Likewise, printouts are not subject to electronic discovery in the event of investigation or lawsuit. The Times reports that department lawyers responding to a request from the House Select Committee on Benghazi took two months to find “roughly 900 pages pertaining to the Benghazi attacks.” And printouts do not include electronic “metadata,” which can provide crucial forensic evidence.
It’s not just Hillary either. President Obama told the public with a straight face that he only learned that his Secretary of State used a private email account from the news media. Bill Clinton has responded to reports that his foundation has received large sums of money from Middle Eastern potentates with a breezy ‘why not?’ “We do get money from other countries, and some of them are in the Middle East,” Clinton said. “I think it’s a good thing.”
When the great realize that nothing can actually stop them then the temptation to dispense with the inconvenience of pretense grows too great to resist. It’s getting hard to be just plain folks for show any more.
Matthew Yglesias, writing in Vox, indirectly captures this desire to give free rein to ambition when he argues that America is doomed because the Constitution is flawed and standing in the way of progress.
America’s constitutional democracy is going to collapse. … In a parliamentary system, deadlocks get resolved. A prime minister who lacks the backing of a parliamentary majority is replaced by a new one who has it. If no such majority can be found, a new election is held and the new parliament picks a leader. It can get a little messy for a period of weeks, but there’s simply no possibility of a years-long spell in which the legislative and executive branches glare at each other unproductively.
But within a presidential system, gridlock leads to a constitutional trainwreck with no resolution. The United States’s recent government shutdowns and executive action on immigration are small examples of the kind of dynamic that’s led to coups and putsches abroad.
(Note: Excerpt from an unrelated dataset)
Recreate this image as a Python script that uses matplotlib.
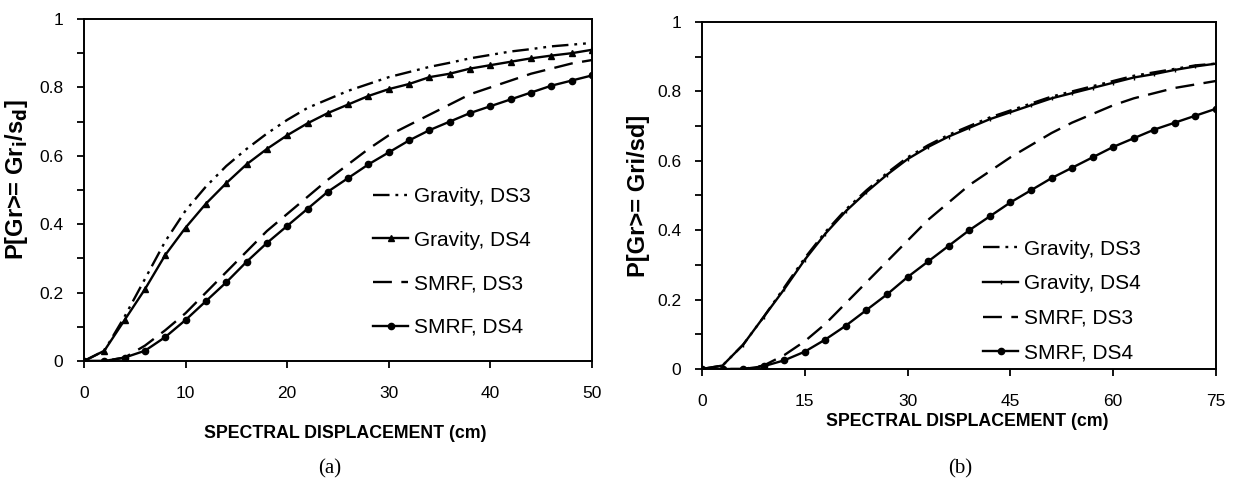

Things worked well when politics consisted of backroom deals. But somewhere along the line politics got polluted with principle and the machine ground to a stop on a whole range of issues.
While Gilded Age members of Congress voted in a highly partisan way, their voting didn’t reflect any polarization of ideas evident in broader American society. As Charles Calhoun, a leading scholar of Gilded Age politics has written, the main concern of actual members of Congress was not policy, but “patronage power, the privilege of placing one’s political friends and supporters in in subordinate offices. …
Today’s partisan polarization, in other words, is not the same as its Gilded Age predecessor. The old polarization was about control over jobs and money — the kind of thing where split-the-difference compromises are easiest. That polarization was eventually undermined by a new politics built around principles. For decades, politicians found themselves cross-pressured between their commitments to a national party network and to various ideological causes. Today, however, politicians are no longer cross-pressured. We have strong Gilded Age-style parties, but organized around questions of principle rather than questions of patronage.
It’s possible that back when culture and religion were widely shared the dominant ideology was simply implicit. There was an ideology but not many competing ideologies. As the gangster Eddie Valentine in the Rocketeer said to the man unmasked as a Nazi paymaster who offers him money “I may not make an honest buck, but I’m 100% American. I don’t work for no two-bit Nazi. Let the girl go!” The Golden Age of wheeling and dealing which Yglesias is nostalgic for had many degrees of freedom precisely because it had only one constraint: an American identity. By contrast today’s gridlocked society has multiple constraints — identity politics, single issues, etc — and no global objective function.